Club members celebrated St. Patrick’s Day by wearing green and took the day to tie up the final count of the funds brought in from the Lawn Party in December. At the meeting, the club officially passed along its $90,000 check to Children’s Guardian Fund. 

“We’re excited to be doing the rewarding of the green today,” club President Michael Garey said. 

All told, the club brought in more than $120,000 for the organization, which helps local children in foster care and focuses on getting them tutoring. Funds from the Lawn Party, sponsorships, matches and direct donations from Lawn Party attendees made up the total. Previously, a Lawn Party had brought in about $60,000, said Kiwanis Foundation chair Bob Gault. 

“It’s a proud and great day for our club,” Garey said. 

To celebrate, Garey invited the event’s biggest sponsors to come for breakfast, including Cynthia Craig and Ken Schneier and Jim Brown from the Longboat Key Foundation. Chuck Whittall, CEO of Unicorp National Developments, which is building the Residences at the St. Regis Longboat Key Resort, was the platinum sponsor and provided a brief update on the construction project.

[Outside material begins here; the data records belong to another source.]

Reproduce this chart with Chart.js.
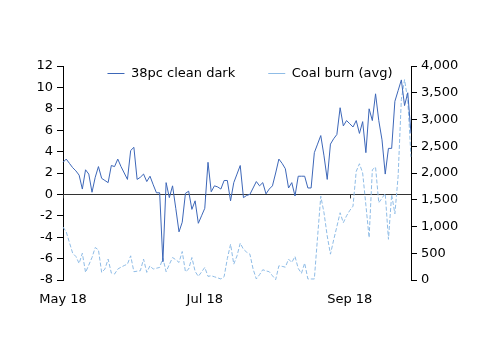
<!DOCTYPE html>
<html>
<head>
<meta charset="utf-8">
<script src="https://cdn.jsdelivr.net/npm/chart.js@4.4.1/dist/chart.umd.min.js"></script>
<style>
body { margin: 0; background: #fff; }
#wrap { width: 500px; height: 354px; }
</style>
</head>
<body>
<div id="wrap"><canvas id="chart"></canvas></div>
<script>
// 38pc clean dark spread (EUR/MWh, left axis), one value per working day May-Sep 2018
var cleanDark = [3.0, 3.3, 2.9, 2.5, 2.2, 1.8, 0.5, 2.3, 1.9, 0.2,
  1.6, 2.6, 1.5, 1.3, 1.1, 2.7, 2.6, 3.3, 2.6, 2.0,
  1.4, 4.1, 4.4, 1.4, 1.6, 1.9, 1.2, 1.7, 0.9, 0.15,
  0.15, -6.3, 1.1, -0.3, 0.8, -1.3, -3.5, -2.6, 0.1, 0.3,
  -1.4, -0.6, -2.7, -2.0, -1.3, 3.0, 0.25, 0.8, 0.7, 0.5,
  1.3, 1.3, -0.6, 1.1, 1.9, 2.7, -0.3, -0.1, 0, 0.6,
  1.2, 0.8, 1.1, 0.05, 0.5, 0.8, 2.0, 3.3, 2.9, 2.4,
  0.6, 1.1, -0.15, 1.7, 1.7, 1.7, 0.6, 0.6, 3.9, 4.7,
  5.5, 3.6, 1.4, 4.7, 5.2, 5.6, 8.1, 6.4, 6.9, 6.6,
  6.3, 6.9, 5.7, 6.8, 3.9, 8.0, 6.9, 9.4, 6.9, 5.1,
  1.9, 4.3, 4.3, 8.7, 9.7, 10.7, 8.3, 9.5, 5.7];

// Coal burn average (MW, right axis)
var coalBurn = [990, 900, 700, 500, 440, 310, 500, 142, 280, 420,
  607, 563, 142, 204, 390, 130, 111, 204, 240, 270,
  297, 452, 155, 165, 173, 390, 142, 266, 204, 220,
  235, 408, 155, 290, 420, 380, 328, 532, 155, 204,
  420, 161, 68, 150, 235, 68, 80, 60, 40, 19,
  62, 400, 668, 297, 450, 687, 575, 520, 483, 204,
  19, 100, 192, 170, 155, 80, 6, 266, 255, 240,
  390, 328, 440, 217, 124, 316, 19, 19, 19, 800,
  1566, 1257, 823, 483, 750, 1000, 1257, 1071, 1200, 1300,
  1380, 2030, 2173, 2000, 1400, 792, 2061, 2110, 1442, 1530,
  1616, 761, 1597, 1238, 1937, 3374, 3745, 3360, 2300];

var tickIndex = [0, 44, 89];
var tickLabels = ['May 18', 'Jul 18', 'Sep 18'];

// working days 1 May - 28 Sep 2018
var days = [];
var d = new Date(2018, 4, 1);
while (days.length < cleanDark.length) {
  if (d.getDay() != 0 && d.getDay() != 6) days.push(d.toISOString().slice(0, 10));
  d.setDate(d.getDate() + 1);
}

function fmt(v) {
  return String(v).replace(/\B(?=(\d{3})+(?!\d))/g, ',');
}

// zero line with small date ticks
var zeroLine = {
  id: 'zeroLine',
  beforeDatasetsDraw: function (chart) {
    var ctx = chart.ctx, y = chart.scales.y.getPixelForValue(0), x = chart.scales.x;
    ctx.save();
    ctx.strokeStyle = '#333';
    ctx.lineWidth = 1;
    ctx.beginPath();
    ctx.moveTo(chart.chartArea.left, Math.round(y) + 0.5);
    ctx.lineTo(chart.chartArea.right, Math.round(y) + 0.5);
    tickIndex.forEach(function (i) {
      var px = Math.round(x.getPixelForValue(i)) + 0.5;
      ctx.moveTo(px, y);
      ctx.lineTo(px, y + 4);
    });
    ctx.stroke();
    ctx.restore();
  }
};

// pull the legend down into the plot
var legendFit = {
  id: 'legendFit',
  beforeInit: function (chart) {
    var orig = chart.legend.fit;
    chart.legend.fit = function () {
      orig.bind(chart.legend)();
      this.height = 32;
    };
  },
  afterLayout: function (chart) {
    // widen the clip box so the labels below it still show
    chart.legend.bottom = chart.legend.top + 60;
  }
};

Chart.defaults.font.family = '"DejaVu Sans", Verdana, sans-serif';
Chart.defaults.font.size = 13;
Chart.defaults.color = '#000';

new Chart(document.getElementById('chart').getContext('2d'), {
  type: 'line',
  data: {
    labels: days,
    datasets: [
      {
        label: '38pc clean dark',
        data: cleanDark,
        yAxisID: 'y',
        borderColor: '#3d67b8',
        backgroundColor: '#3d67b8',
        borderWidth: 1,
        pointRadius: 0,
        tension: 0
      },
      {
        label: 'Coal burn (avg)',
        data: coalBurn,
        yAxisID: 'y1',
        borderColor: '#8fbce6',
        backgroundColor: '#8fbce6',
        borderWidth: 1,
        borderDash: [4, 2],
        pointRadius: 0,
        tension: 0
      }
    ]
  },
  options: {
    responsive: true,
    maintainAspectRatio: false,
    animation: false,
    layout: { padding: { top: 34, left: 0, right: 0, bottom: 0 } },
    plugins: {
      tooltip: { enabled: false },
      legend: {
        position: 'top',
        labels: {
          usePointStyle: true,
          pointStyle: 'line',
          pointStyleWidth: 17,
          padding: 33,
          color: '#000'
        }
      }
    },
    scales: {
      x: {
        grid: { display: false },
        border: { display: false },
        ticks: {
          autoSkip: false,
          maxRotation: 0,
          padding: 4,
          callback: function (v, i) {
            var k = tickIndex.indexOf(i);
            return k >= 0 ? tickLabels[k] : null;
          }
        },
        afterFit: function (s) { s.height = 74; }
      },
      y: {
        position: 'left',
        min: -8,
        max: 12,
        ticks: { stepSize: 2, padding: 4 },
        grid: { drawOnChartArea: false, tickLength: 6, color: '#000' },
        border: { color: '#000' },
        afterFit: function (s) { s.width = 63; }
      },
      y1: {
        position: 'right',
        min: 0,
        max: 4000,
        ticks: { stepSize: 500, padding: 4, callback: function (v) { return fmt(v); } },
        grid: { drawOnChartArea: false, tickLength: 6, color: '#000' },
        border: { color: '#000' },
        afterFit: function (s) { s.width = 89; }
      }
    }
  },
  plugins: [zeroLine, legendFit]
});
</script>
</body>
</html>
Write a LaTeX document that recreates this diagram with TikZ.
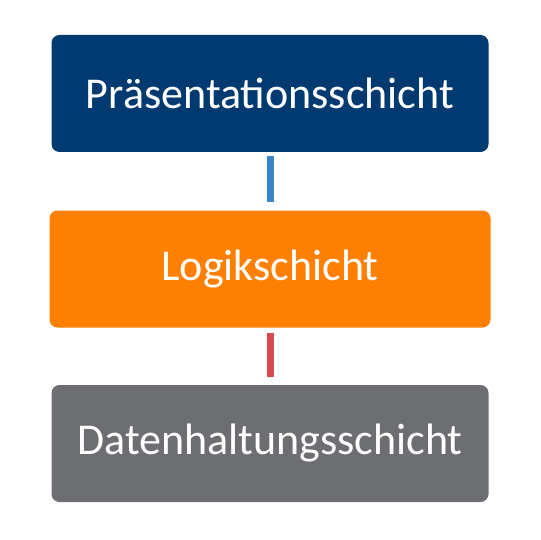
\documentclass[tikz,border=0pt]{standalone}
\usepackage{fontspec}
\setmainfont{Carlito}
\definecolor{boxblue}{HTML}{003A70}
\definecolor{boxorange}{HTML}{FF7F00}
\definecolor{boxgray}{HTML}{6D6E71}
\definecolor{lineblue}{HTML}{3A86C8}
\definecolor{linered}{HTML}{D84A50}
\begin{document}
\begin{tikzpicture}[x=1pt,y=-1pt,
  layer/.style={rounded corners=8pt, minimum width=437pt, minimum height=117pt, inner sep=0pt, text=white, font=\fontsize{44}{50}\selectfont},
  link/.style={line width=7pt}]
\useasboundingbox (0,0) rectangle (540,540);
\node[layer, fill=boxblue] (p) at (270,93.5) {Präsentationsschicht};
\node[layer, fill=boxorange, minimum width=441pt] (l) at (270,269) {Logikschicht};
\node[layer, fill=boxgray] (d) at (270,443.5) {Datenhaltungsschicht};
\draw[link, lineblue] ([yshift=-4pt]p.south) -- ([yshift=8pt]l.north);
\draw[link, linered] ([yshift=-5pt]l.south) -- ([yshift=8pt]d.north);
\end{tikzpicture}
\end{document}
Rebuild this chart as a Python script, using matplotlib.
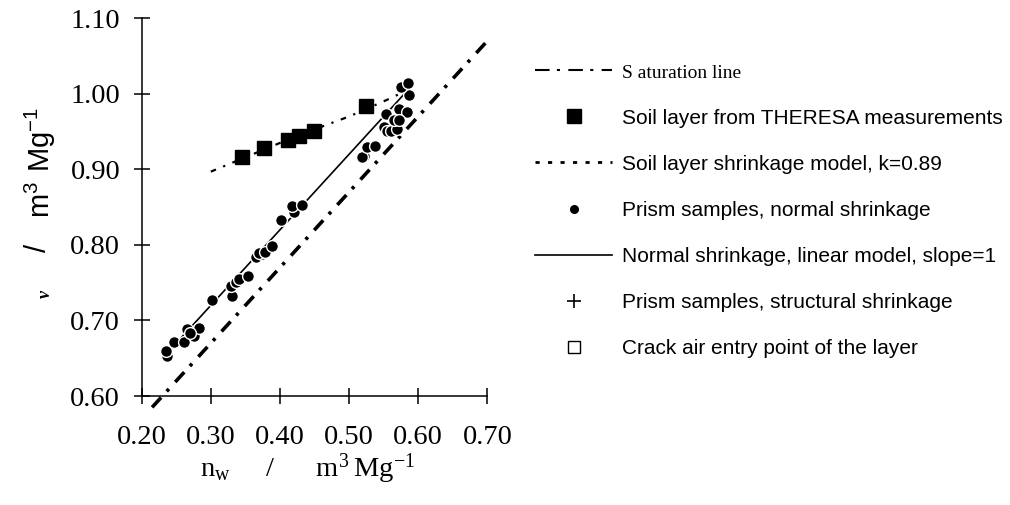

He hopes to make the St. Regis property a part of the community for events to come. 

“We’re happy to be part of this and part of the community, and we will keep doing this,” Whittall said. 

Craig is a guardian ad litem with Children’s Guardian Foundation and works with the foster children in the program. There are about 1,200 children in the local foster system and Children’s Guardian Fund works primarily with children in the care of relatives rather than in licensed foster care, as relatives receive less of a subsidy to care for the children and often struggle to do so. 

“The children, when they get to school, they start out behind,” Craig said. “If you can imagine a race, and here's the starting line, they're not even in the parking lot. So we have come to recognize that the best thing we can do for these kids is to provide academic tutoring one-on-one, to get them up to speed as fast as we can. It has been a phenomenally successful program and until now, we always had more requests for tutoring than we could pay for. Now we can pay for everybody who wants it and needs it, and we don't have to cut it off. If the child is participating and trying, we'll keep going as long as the child needs it, and it's all because of you.”